Qui la pendenza inizia finalmente a calare e all’altezza di La Garde la strada spiana per pochi metri, quel tanto che serve per riprendere fiato. Il chilometro che segue, al 7%, è uno dei più agevoli di tutta l’ascesa; dopo, la strada si assesta su pendenze decisamente più impegnative, mentre i tornanti successivi (dal 13 all’ 8) si susseguono a distanza regolare. La strada è ampia e ben tenuta, ma l’ombra è cosa rara e il sole picchia senza riguardo, aggravando non poco la fatica di chi sale.
- NEL CUORE DELLA SALITA
Il tornante numero 7 (a quota 1390 m, dopo aver percorso più di 8 km di salita) è il primo dei due dedicati a Gianni Bugno, che qui vinse nel 1990 e nel 1991, e a lui si lega uno dei tratti più duri de tracciato.

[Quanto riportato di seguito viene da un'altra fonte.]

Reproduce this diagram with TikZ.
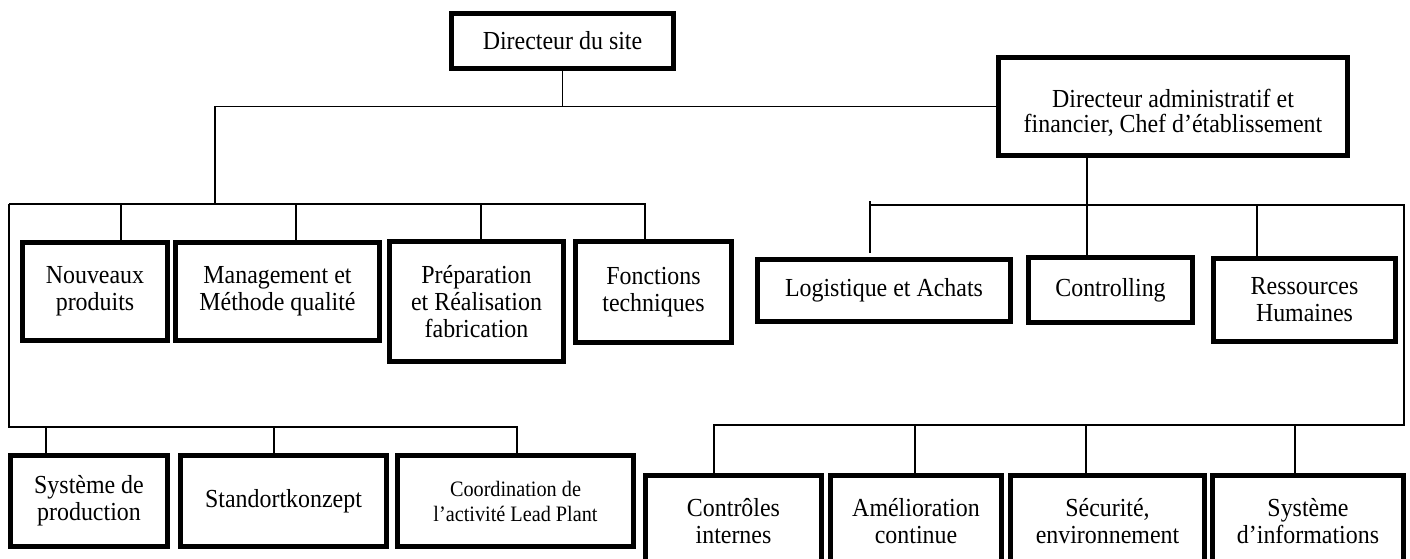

Passata la chiesetta di St. Ferréol (proprio sul tornante; subito dopo, sulla destra, c’è la possibilità di rifornirsi d’acqua), il paesaggio cambia e per la prima volta si intravede la meta. Non c’è agio di contemplare il panorama, perché subito le pendenze tornano a sfiorare il 10%, mentre all’uscita del tornante successivo toccano il 12-13%, la punta massima dell’ascesa.
Arrivati all’incrocio della Patte d’Oie, a tre chilometri circa dalla fine, la strada si divide: il percorso ufficiale impone di prendere a sinistra (direzione Station entrée Ovest), ignorando l’altra opzione – in caso contrario, si arriva ugualmente in cima ma si perdono gli ultimi tornanti, e i due che arrivano subito dopo sono dedicati alle vittorie di Marco Pantani nel 1995 e nel 1997.
Da quì in poi le pendenze si fanno sentire senza pietà, mentre la stanchezza accumulata comincia ad appesantire la pedalata: è il momento di stringere i denti, perché manca poco.
L’ultimo tornante, accolto con effimero sollievo, immette a una rampa assai dura di circa 700 metri che conduce a Place Paganon (1764 m), dove è posto lo striscione d’arrivo – ma non fatevi trarre in inganno e tirate dritti, perché non è qui che la salita finisce.
Bisogna andare ancora avanti per più di un chilometro ancora e raggiungere quota 1815. In compenso sono finite le tribolazioni, perché la salita continua ormai senza cattiveria e i pochi metri che restano per raggiungere Avenue du Rif-Nef, tradizionale arrivo del Tour, sono quasi una passerella trionfale.